Marketing stratégique

L’expérience client était aussi à l’honneur au salon one to one de Monaco, où les premiers «UX Awards» ont été décernés, en mars dernier, pour récompenser la qualité de l’expérience utilisateur, l’ergonomie, la facilité de navigation, le temps de chargement, la cohérence globale, l’univers de marque, le branding et l’originalité. Cyrillus, Birchbox, Tikamoon et Balsamik ont été distingués.

Qui pilote ce graal de nouveau à la mode au sein des organisations aujourd’hui ? Traditionnellement confiée aux responsables commerciaux, de la relation client, du service après-vente, l’UX va progressivement migrer vers le marketing stratégique.

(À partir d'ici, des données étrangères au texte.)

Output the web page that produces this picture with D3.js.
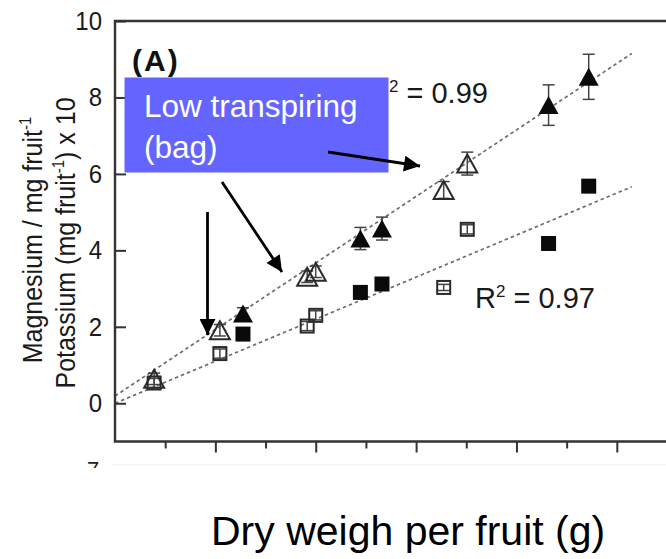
<!DOCTYPE html>
<html>
<head>
<meta charset="utf-8">
<script src="https://cdnjs.cloudflare.com/ajax/libs/d3/7.8.5/d3.min.js"></script>
<style>
    body { margin: 0; background: #fff; }
    svg { display: block; font-family: "Liberation Sans", Arial, Helvetica, sans-serif; }
</style>
</head>
<body>
<div id="chart"></div>
<script>
// dry weight per fruit (g)
var dryBag = [0.78, 2.09, 3.83, 4.00, 6.55, 7.02];
var dryCtrl = [2.55, 4.89, 5.32, 8.64, 9.44];

// potassium (open / filled triangles)
var kBag = [0.64, 1.91, 3.31, 3.44, 5.58, 6.27];
var kBagErr = [0.15, 0.15, 0.15, 0.15, 0.22, 0.30];
var kCtrl = [2.35, 4.31, 4.57, 7.80, 8.54];
var kCtrlErr = [0.15, 0.29, 0.30, 0.53, 0.59];

// magnesium (open / filled squares)
var mgBag = [0.53, 1.30, 2.02, 2.30, 3.03, 4.55];
var mgBagErr = [0.12, 0.12, 0.12, 0.12, 0.08, 0.12];
var mgCtrl = [1.81, 2.90, 3.12, 4.18, 5.68];

// linear fits [intercept, slope]
var kFit = [0.19, 0.87];
var mgFit = [0.0, 0.55];
var fitRange = [0, 10.3];

var yTicks = [0, 2, 4, 6, 8, 10];
var xMajor = [2, 4, 6, 8, 10];
var xMinor = [1, 3, 5, 7, 9];

var width = 666, height = 559;

var x = d3.scaleLinear().domain([0, 11]).range([115, 667]);
var y = d3.scaleLinear().domain([-1, 10]).range([441.5, 21]);

var svg = d3.select('#chart').append('svg')
    .attr('width', width)
    .attr('height', height);

svg.append('rect').attr('width', width).attr('height', height).attr('fill', '#fff');

// faint edge of the pasted figure
svg.append('line')
    .attr('x1', 112).attr('x2', 666)
    .attr('y1', 465).attr('y2', 465)
    .attr('stroke', '#ececec').attr('stroke-width', 1);

// clipped glyph left over from the original figure
svg.append('clipPath').attr('id', 'cut')
    .append('rect').attr('x', 80).attr('y', 455).attr('width', 30).attr('height', 13);
svg.append('text')
    .attr('clip-path', 'url(#cut)')
    .attr('x', 87).attr('y', 477)
    .attr('font-size', 22)
    .attr('fill', '#222')
    .text('7');

// fit lines
function fitLine(fit) {
    return fitRange.map(function(v) { return [x(v), y(fit[0] + fit[1] * v)]; });
}
[kFit, mgFit].forEach(function(fit) {
    svg.append('path')
        .attr('d', d3.line()(fitLine(fit)))
        .attr('fill', 'none')
        .attr('stroke', '#6e6e6e')
        .attr('stroke-width', 1.7)
        .attr('stroke-dasharray', '3.5,3');
});

// axes
var xAxisMajor = d3.axisBottom(x).tickValues(xMajor).tickSize(11).tickFormat('');
var xAxisMinor = d3.axisBottom(x).tickValues(xMinor).tickSize(7).tickFormat('');
[xAxisMajor, xAxisMinor].forEach(function(ax) {
    var g = svg.append('g')
        .attr('transform', 'translate(0,' + y(-1) + ')')
        .call(ax);
    g.select('.domain').remove();
    g.selectAll('line').attr('stroke', '#333').attr('stroke-width', 2);
});

var yAxis = d3.axisLeft(y).tickValues(yTicks).tickSizeInner(-11).tickSizeOuter(0).tickPadding(13);
var gy = svg.append('g')
    .attr('transform', 'translate(' + x(0) + ',0)')
    .call(yAxis);
gy.select('.domain').remove();
gy.selectAll('line').attr('stroke', '#333').attr('stroke-width', 2);
gy.selectAll('text')
    .attr('font-size', 24)
    .attr('fill', '#1a1a1a')
    .attr('transform', 'scale(1,1.08)')
    .attr('font-family', '"Liberation Sans", Arial, sans-serif');

// frame (right side falls off the page)
svg.append('path')
    .attr('d', 'M' + x(11) + ',' + y(10) + 'H' + x(0) + 'V' + y(-1) + 'H' + x(11))
    .attr('fill', 'none')
    .attr('stroke', '#333')
    .attr('stroke-width', 2.4);

// error bars
function errorBars(xs, ys, errs) {
    var g = svg.append('g').attr('stroke', '#444').attr('stroke-width', 1.5);
    xs.forEach(function(v, i) {
        var e = errs[i];
        if (!e) return;
        var cx = x(v), y0 = y(ys[i] - e), y1 = y(ys[i] + e);
        g.append('line').attr('x1', cx).attr('x2', cx).attr('y1', y0).attr('y2', y1);
        g.append('line').attr('x1', cx - 6).attr('x2', cx + 6).attr('y1', y0).attr('y2', y0);
        g.append('line').attr('x1', cx - 6).attr('x2', cx + 6).attr('y1', y1).attr('y2', y1);
    });
}
errorBars(dryBag, mgBag, mgBagErr);
errorBars(dryBag, kBag, kBagErr);
errorBars(dryCtrl, kCtrl, kCtrlErr);

// markers
function triangle(cx, cy) {
    var w = 10, h = 9;
    return 'M' + cx + ',' + (cy - h) + 'L' + (cx + w) + ',' + (cy + h) + 'L' + (cx - w) + ',' + (cy + h) + 'Z';
}

svg.append('g').selectAll('rect')
    .data(dryBag)
    .enter().append('rect')
    .attr('x', function(d) { return x(d) - 6.5; })
    .attr('y', function(d, i) { return y(mgBag[i]) - 6.5; })
    .attr('width', 13).attr('height', 13)
    .attr('fill', 'none')
    .attr('stroke', '#2a2a2a')
    .attr('stroke-width', 2);

svg.append('g').selectAll('rect')
    .data(dryCtrl)
    .enter().append('rect')
    .attr('x', function(d) { return x(d) - 7.5; })
    .attr('y', function(d, i) { return y(mgCtrl[i]) - 7.5; })
    .attr('width', 15).attr('height', 15)
    .attr('fill', '#0a0a0a');

svg.append('g').selectAll('path')
    .data(dryBag)
    .enter().append('path')
    .attr('d', function(d, i) { return triangle(x(d), y(kBag[i])); })
    .attr('fill', 'none')
    .attr('stroke', '#2a2a2a')
    .attr('stroke-width', 2);

svg.append('g').selectAll('path')
    .data(dryCtrl)
    .enter().append('path')
    .attr('d', function(d, i) { return triangle(x(d), y(kCtrl[i])); })
    .attr('fill', '#0a0a0a');

// panel letter and R2 labels
svg.append('text')
    .attr('x', 132).attr('y', 71)
    .attr('font-size', 30)
    .attr('font-weight', 'bold')
    .attr('letter-spacing', 2)
    .attr('fill', '#111')
    .text('(A)');

function r2Label(px, py, value) {
    var t = svg.append('text')
        .attr('x', px).attr('y', py)
        .attr('font-size', 29)
        .attr('fill', '#1a1a1a');
    t.append('tspan').text('R');
    t.append('tspan').attr('font-size', 17).attr('dy', -11).text('2');
    t.append('tspan').attr('dy', 11).text(' = ' + value);
}
r2Label(368, 103, '0.99');
r2Label(475, 308, '0.97');

// callout box
svg.append('rect')
    .attr('x', 124.5).attr('y', 77.5)
    .attr('width', 264).attr('height', 95)
    .attr('fill', '#6464ff');

svg.append('text')
    .attr('x', 144).attr('y', 117)
    .attr('font-size', 31.5)
    .attr('fill', '#fff')
    .text('Low transpiring');
svg.append('text')
    .attr('x', 144).attr('y', 158)
    .attr('font-size', 31.5)
    .attr('fill', '#fff')
    .text('(bag)');

// arrows
svg.append('defs').append('marker')
    .attr('id', 'head')
    .attr('viewBox', '0 0 10 10')
    .attr('refX', 10).attr('refY', 5)
    .attr('markerUnits', 'userSpaceOnUse')
    .attr('markerWidth', 19).attr('markerHeight', 16)
    .attr('orient', 'auto')
    .append('path')
    .attr('d', 'M0,0L10,5L0,10Z')
    .attr('fill', '#000');

var arrows = [
    [[328, 152], [420, 166]],
    [[222, 182], [282, 272]],
    [[207.5, 212], [207.5, 335]]
];
arrows.forEach(function(a) {
    svg.append('path')
        .attr('d', d3.line()(a))
        .attr('stroke', '#000')
        .attr('stroke-width', 2.8)
        .attr('marker-end', 'url(#head)');
});

// axis titles
var yTitle = svg.append('g').attr('fill', '#1a1a1a').attr('font-size', 25);
var t1 = yTitle.append('text')
    .attr('transform', 'translate(42,240) rotate(-90) scale(1,1.12)')
    .attr('text-anchor', 'middle');
t1.append('tspan').text('Magnesium / mg fruit');
t1.append('tspan').attr('font-size', 15).attr('dy', -10).text('-1');

var t2 = yTitle.append('text')
    .attr('transform', 'translate(75,243) rotate(-90) scale(1,1.12)')
    .attr('text-anchor', 'middle');
t2.append('tspan').text('Potassium (mg fruit');
t2.append('tspan').attr('font-size', 15).attr('dy', -10).text('-1');
t2.append('tspan').attr('dy', 10).text(') x 10');

svg.append('text')
    .attr('x', 211).attr('y', 545)
    .attr('font-size', 41)
    .attr('fill', '#000')
    .text('Dry weigh per fruit (g)');
</script>
</body>
</html>
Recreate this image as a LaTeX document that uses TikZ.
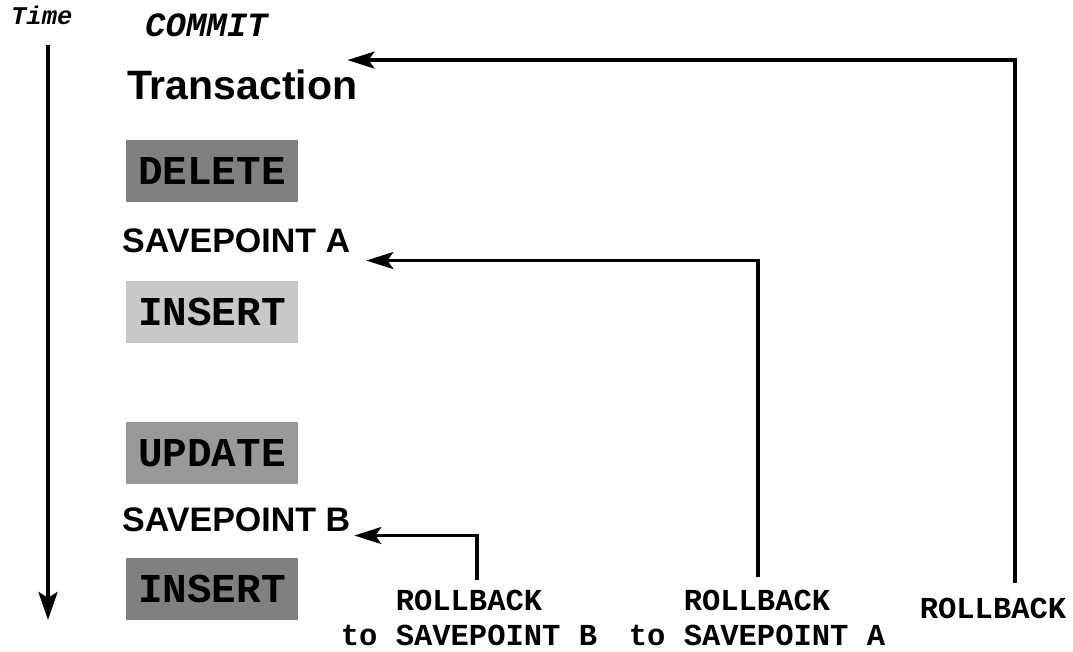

En effet, 86% des marketeurs au niveau mondial estiment qu’ils tiendront les rênes de l’intégralité de l’expérience client d’ici à 2020. Parmi les canaux digitaux les plus pertinents pour séduire, fidéliser et engager le shopper : les médias sociaux (63%), le world wide web (47%), les applications (47%) et l’internet mobile (46%) (source : Marketo 2016). Espérons que d’ici là, les marques feront preuve de cohérence entre les milliards d’interactions qu’elles créent.